§ **REQUIREMENTS**: Starting at the first line of the data, print each line verbatim up to and including the line bearing "a_yticks = [0, 0.5, 1.0, 1.5]", omitting pictures.
::::::::::
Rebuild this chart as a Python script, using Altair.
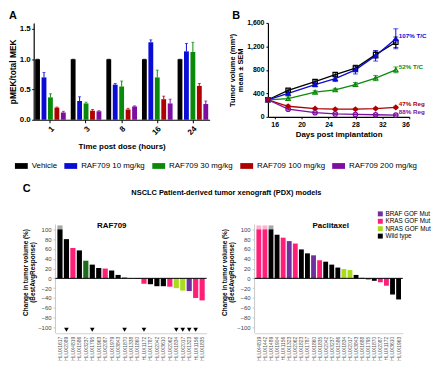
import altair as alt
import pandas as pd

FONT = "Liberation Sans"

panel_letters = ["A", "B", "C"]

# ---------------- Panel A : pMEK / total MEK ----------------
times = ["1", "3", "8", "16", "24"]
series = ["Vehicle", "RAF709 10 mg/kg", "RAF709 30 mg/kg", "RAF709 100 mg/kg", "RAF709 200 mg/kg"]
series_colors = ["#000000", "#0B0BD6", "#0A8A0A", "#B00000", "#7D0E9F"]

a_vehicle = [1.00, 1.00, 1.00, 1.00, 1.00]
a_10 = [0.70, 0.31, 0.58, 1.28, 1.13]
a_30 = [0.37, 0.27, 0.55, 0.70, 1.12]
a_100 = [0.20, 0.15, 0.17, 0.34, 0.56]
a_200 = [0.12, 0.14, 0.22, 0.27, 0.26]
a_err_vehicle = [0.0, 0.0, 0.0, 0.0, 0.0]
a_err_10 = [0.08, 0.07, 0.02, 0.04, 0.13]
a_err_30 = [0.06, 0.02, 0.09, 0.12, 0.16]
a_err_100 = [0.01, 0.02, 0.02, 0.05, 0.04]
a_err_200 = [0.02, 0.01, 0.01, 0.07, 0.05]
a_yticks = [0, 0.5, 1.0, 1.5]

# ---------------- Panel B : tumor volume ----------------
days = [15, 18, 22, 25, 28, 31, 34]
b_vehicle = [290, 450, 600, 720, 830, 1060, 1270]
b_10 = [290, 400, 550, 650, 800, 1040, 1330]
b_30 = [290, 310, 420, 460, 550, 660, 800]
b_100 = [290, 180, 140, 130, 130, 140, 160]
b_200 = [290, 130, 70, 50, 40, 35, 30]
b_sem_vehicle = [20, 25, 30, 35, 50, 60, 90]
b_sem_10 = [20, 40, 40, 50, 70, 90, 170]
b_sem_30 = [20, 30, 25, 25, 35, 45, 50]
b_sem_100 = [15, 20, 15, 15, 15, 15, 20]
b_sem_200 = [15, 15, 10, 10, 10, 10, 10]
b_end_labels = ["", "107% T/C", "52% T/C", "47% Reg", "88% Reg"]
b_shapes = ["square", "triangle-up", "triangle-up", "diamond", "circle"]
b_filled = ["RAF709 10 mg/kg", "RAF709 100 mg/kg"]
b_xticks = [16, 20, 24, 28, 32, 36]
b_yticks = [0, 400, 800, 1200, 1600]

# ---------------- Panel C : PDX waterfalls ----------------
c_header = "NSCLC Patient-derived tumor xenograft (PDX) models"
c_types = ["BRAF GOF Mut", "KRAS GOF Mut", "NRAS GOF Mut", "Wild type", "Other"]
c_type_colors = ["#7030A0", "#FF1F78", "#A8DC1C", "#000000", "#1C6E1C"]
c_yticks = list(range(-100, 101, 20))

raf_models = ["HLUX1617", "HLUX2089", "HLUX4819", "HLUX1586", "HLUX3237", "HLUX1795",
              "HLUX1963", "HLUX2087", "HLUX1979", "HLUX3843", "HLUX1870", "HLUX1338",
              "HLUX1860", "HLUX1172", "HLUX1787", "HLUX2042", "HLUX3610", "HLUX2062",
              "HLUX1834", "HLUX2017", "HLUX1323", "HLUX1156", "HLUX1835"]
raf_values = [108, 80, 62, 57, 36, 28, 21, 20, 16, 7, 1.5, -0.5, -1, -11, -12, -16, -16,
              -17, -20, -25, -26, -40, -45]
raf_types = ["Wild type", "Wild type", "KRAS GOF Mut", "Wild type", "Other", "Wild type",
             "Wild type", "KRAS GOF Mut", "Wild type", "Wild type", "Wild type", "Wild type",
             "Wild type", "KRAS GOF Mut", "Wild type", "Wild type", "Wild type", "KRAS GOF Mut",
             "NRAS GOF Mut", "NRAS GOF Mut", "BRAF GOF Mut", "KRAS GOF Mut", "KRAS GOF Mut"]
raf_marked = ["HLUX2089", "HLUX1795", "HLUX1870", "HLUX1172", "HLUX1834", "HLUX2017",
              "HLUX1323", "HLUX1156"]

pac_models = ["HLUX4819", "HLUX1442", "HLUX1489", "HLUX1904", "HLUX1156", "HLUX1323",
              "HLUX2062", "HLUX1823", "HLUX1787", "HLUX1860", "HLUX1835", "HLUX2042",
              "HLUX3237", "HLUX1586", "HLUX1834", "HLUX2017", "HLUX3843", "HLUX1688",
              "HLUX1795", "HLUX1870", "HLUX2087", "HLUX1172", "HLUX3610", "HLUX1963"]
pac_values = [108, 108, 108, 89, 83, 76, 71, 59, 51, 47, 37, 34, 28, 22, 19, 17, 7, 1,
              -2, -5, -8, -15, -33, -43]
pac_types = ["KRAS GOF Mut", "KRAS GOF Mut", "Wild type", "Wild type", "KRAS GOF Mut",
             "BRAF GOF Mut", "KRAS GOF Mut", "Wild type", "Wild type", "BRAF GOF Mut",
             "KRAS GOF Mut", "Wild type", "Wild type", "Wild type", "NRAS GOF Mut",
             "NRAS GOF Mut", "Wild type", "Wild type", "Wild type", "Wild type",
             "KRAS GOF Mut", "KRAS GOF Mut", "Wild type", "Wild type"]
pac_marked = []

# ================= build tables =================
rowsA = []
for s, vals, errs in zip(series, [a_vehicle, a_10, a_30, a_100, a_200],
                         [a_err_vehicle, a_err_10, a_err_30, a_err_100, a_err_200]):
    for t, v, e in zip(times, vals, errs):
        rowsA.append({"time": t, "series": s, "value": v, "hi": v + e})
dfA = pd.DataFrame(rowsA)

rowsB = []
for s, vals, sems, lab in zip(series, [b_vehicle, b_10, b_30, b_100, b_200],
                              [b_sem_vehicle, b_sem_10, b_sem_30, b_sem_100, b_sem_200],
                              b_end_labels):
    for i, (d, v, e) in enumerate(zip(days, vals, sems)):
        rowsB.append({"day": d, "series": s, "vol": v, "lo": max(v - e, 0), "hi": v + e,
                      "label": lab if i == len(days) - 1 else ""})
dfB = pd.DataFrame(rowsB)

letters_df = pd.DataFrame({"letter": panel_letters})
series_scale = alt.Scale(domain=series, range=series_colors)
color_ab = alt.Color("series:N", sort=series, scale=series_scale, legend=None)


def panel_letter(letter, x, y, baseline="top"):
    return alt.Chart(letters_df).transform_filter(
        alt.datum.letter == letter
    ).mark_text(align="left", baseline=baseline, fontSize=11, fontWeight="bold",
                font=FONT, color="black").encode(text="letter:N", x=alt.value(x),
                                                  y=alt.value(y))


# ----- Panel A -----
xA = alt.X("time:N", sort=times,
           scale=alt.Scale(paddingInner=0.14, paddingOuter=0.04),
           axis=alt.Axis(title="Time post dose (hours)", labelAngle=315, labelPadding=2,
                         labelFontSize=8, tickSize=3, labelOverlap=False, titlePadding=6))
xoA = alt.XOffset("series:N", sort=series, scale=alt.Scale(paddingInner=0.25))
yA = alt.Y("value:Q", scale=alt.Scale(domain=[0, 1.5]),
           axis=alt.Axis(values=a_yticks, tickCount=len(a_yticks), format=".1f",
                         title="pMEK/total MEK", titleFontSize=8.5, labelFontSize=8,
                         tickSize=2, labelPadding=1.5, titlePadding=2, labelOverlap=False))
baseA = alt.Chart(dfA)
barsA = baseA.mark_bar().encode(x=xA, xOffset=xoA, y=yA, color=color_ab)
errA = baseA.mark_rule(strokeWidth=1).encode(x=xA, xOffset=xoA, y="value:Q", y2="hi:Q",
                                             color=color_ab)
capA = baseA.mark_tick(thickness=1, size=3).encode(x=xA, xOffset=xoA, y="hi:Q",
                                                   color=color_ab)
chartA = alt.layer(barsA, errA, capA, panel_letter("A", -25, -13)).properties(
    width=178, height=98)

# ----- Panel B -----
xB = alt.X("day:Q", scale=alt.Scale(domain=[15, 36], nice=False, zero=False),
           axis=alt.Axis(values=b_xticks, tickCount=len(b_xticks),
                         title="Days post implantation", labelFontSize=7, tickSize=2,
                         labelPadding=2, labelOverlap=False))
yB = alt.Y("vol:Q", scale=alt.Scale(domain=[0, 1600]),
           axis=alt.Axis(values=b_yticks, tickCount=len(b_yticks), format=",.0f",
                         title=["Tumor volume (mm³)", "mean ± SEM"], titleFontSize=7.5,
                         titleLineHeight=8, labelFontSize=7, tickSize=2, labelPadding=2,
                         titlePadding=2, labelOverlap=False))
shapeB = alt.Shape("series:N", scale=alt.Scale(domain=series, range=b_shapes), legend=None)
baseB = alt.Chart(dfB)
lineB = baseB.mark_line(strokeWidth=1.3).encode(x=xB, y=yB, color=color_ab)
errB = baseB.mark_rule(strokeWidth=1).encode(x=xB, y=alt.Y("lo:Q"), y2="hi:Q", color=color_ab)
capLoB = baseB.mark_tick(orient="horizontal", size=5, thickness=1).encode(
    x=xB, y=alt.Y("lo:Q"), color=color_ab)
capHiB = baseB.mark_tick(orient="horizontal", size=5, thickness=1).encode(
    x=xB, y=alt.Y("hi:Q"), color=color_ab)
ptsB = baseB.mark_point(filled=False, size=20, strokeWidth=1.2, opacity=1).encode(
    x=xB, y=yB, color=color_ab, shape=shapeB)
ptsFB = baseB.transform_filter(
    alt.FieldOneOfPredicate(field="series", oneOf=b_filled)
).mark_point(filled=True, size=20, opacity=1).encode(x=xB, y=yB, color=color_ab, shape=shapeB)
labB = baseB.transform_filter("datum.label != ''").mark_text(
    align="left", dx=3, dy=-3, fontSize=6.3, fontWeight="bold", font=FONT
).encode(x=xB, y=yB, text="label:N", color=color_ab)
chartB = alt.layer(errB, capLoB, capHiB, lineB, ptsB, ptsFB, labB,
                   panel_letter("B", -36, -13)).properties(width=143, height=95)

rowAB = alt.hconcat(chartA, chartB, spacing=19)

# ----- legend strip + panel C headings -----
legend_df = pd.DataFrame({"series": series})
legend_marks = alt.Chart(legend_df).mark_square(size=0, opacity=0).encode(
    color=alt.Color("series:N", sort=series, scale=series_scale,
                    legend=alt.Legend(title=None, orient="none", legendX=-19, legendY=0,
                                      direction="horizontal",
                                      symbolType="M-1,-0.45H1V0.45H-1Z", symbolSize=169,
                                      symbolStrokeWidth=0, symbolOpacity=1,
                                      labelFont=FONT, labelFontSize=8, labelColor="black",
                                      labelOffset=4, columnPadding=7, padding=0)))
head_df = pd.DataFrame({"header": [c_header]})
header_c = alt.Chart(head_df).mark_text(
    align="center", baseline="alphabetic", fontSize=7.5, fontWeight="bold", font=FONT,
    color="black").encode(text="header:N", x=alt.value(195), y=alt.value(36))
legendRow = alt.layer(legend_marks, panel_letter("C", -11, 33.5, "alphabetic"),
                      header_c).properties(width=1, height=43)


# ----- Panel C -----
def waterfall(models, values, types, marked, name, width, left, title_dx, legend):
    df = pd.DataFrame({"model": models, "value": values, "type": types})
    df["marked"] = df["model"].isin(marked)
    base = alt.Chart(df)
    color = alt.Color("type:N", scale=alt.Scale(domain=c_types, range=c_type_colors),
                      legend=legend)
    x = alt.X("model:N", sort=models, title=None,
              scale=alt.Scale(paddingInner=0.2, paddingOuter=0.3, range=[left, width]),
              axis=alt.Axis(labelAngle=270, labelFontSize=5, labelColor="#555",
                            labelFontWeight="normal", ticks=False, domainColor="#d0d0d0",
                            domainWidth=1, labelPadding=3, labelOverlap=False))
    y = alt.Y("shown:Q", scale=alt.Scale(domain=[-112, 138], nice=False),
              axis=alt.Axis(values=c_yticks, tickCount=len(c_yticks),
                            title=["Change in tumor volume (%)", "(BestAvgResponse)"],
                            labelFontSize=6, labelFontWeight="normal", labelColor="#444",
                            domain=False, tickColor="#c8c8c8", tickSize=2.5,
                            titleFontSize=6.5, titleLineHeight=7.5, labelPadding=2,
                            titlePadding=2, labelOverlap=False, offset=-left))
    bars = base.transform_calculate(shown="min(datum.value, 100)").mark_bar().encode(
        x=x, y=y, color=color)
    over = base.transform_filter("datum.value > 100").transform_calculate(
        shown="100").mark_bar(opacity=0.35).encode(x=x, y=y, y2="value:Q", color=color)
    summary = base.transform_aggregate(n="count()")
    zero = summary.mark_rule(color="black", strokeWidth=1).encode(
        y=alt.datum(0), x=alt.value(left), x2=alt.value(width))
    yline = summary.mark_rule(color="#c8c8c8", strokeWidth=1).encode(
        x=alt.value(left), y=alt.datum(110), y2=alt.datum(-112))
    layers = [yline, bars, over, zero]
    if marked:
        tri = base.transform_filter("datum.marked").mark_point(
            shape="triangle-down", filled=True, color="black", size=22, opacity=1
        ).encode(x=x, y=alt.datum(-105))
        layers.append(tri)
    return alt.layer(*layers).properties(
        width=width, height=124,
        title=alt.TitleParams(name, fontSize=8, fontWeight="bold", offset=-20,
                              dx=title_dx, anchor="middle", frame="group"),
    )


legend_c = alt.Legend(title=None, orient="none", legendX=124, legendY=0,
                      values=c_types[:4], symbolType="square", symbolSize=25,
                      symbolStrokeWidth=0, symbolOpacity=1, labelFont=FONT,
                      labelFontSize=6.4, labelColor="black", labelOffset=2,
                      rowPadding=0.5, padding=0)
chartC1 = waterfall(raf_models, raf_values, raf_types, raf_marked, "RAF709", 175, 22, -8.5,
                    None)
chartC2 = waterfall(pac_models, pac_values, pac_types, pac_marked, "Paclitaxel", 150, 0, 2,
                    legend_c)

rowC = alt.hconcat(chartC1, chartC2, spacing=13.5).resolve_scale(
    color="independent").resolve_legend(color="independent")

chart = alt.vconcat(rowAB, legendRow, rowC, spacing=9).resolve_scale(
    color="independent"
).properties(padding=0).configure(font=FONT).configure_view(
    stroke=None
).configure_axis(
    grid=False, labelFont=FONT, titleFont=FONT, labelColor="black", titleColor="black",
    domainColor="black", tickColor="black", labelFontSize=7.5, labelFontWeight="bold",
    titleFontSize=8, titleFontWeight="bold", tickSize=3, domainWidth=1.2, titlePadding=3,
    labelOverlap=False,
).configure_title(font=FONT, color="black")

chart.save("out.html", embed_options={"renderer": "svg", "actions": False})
::::::::::
§ **ANSWER IN FULL**:
Rebuild this chart as a Python script, using Altair.
import altair as alt
import pandas as pd

FONT = "Liberation Sans"

panel_letters = ["A", "B", "C"]

# ---------------- Panel A : pMEK / total MEK ----------------
times = ["1", "3", "8", "16", "24"]
series = ["Vehicle", "RAF709 10 mg/kg", "RAF709 30 mg/kg", "RAF709 100 mg/kg", "RAF709 200 mg/kg"]
series_colors = ["#000000", "#0B0BD6", "#0A8A0A", "#B00000", "#7D0E9F"]

a_vehicle = [1.00, 1.00, 1.00, 1.00, 1.00]
a_10 = [0.70, 0.31, 0.58, 1.28, 1.13]
a_30 = [0.37, 0.27, 0.55, 0.70, 1.12]
a_100 = [0.20, 0.15, 0.17, 0.34, 0.56]
a_200 = [0.12, 0.14, 0.22, 0.27, 0.26]
a_err_vehicle = [0.0, 0.0, 0.0, 0.0, 0.0]
a_err_10 = [0.08, 0.07, 0.02, 0.04, 0.13]
a_err_30 = [0.06, 0.02, 0.09, 0.12, 0.16]
a_err_100 = [0.01, 0.02, 0.02, 0.05, 0.04]
a_err_200 = [0.02, 0.01, 0.01, 0.07, 0.05]
a_yticks = [0, 0.5, 1.0, 1.5]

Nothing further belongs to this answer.